CLI Validation & CI/CD Integration

For shell-based pipelines or containerized runners, xmllint provides fast, dependency-light validation. Install via libxml2-utils (Debian/Ubuntu) or libxml2 (macOS/Homebrew):

xmllint --noout --schema fgdc-std-001-1998.xsd metadata.xml

The --noout flag suppresses stdout, returning only validation errors and a non-zero exit code on failure. This behavior integrates cleanly with GitHub Actions, GitLab CI, or Jenkins:

# .github/workflows/validate-metadata.yml
jobs:
  validate-fgdc:
    runs-on: ubuntu-latest
    steps:
      - uses: actions/checkout@v4
      - name: Install libxml2
        run: sudo apt-get install -y libxml2-utils
      - name: Run XSD Validation
        run: |
          find ./metadata -name "*.xml" -exec xmllint --noout --schema schemas/fgdc-std-001-1998.xsd {} +

When building Automated Metadata Generation & Schema Mapping workflows, wrap validation in a pre-commit hook or post-export gate. Catching structural violations before data publication prevents downstream catalog ingestion failures and maintains compliance with federal data standards.

Integrating Validation into Metadata Workflows

Schema validation is rarely an endpoint; it’s a quality gate. Once your pipeline reliably flags malformed CSDGM documents, route valid outputs to transformation stages.
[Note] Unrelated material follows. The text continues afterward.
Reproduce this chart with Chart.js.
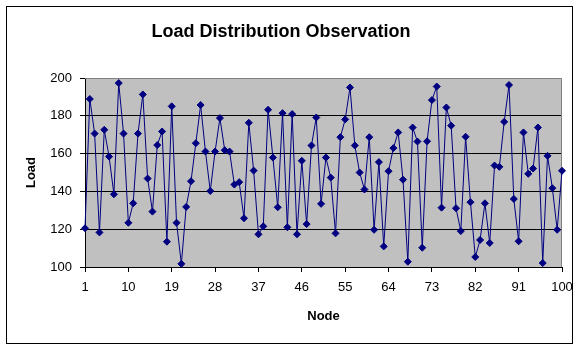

Validating FGDC metadata against XML schemas ensures structural integrity before field mapping, coordinate system translation, or crosswalk generation. This step often serves as a prerequisite for FGDC to ISO 19115 Conversion Pipelines, where strict source compliance prevents silent data loss during standard migration.

For advanced error triage, consider logging validation traces to a structured format (JSON/CSV) and aggregating failure patterns across datasets. Common recurring issues—like missing <metainfo> contact blocks or invalid <timeinfo> formats—can be patched programmatically or flagged for manual curator review. Pairing automated XSD checks with semantic validation (e.g., controlled vocabulary enforcement) creates a resilient metadata governance loop.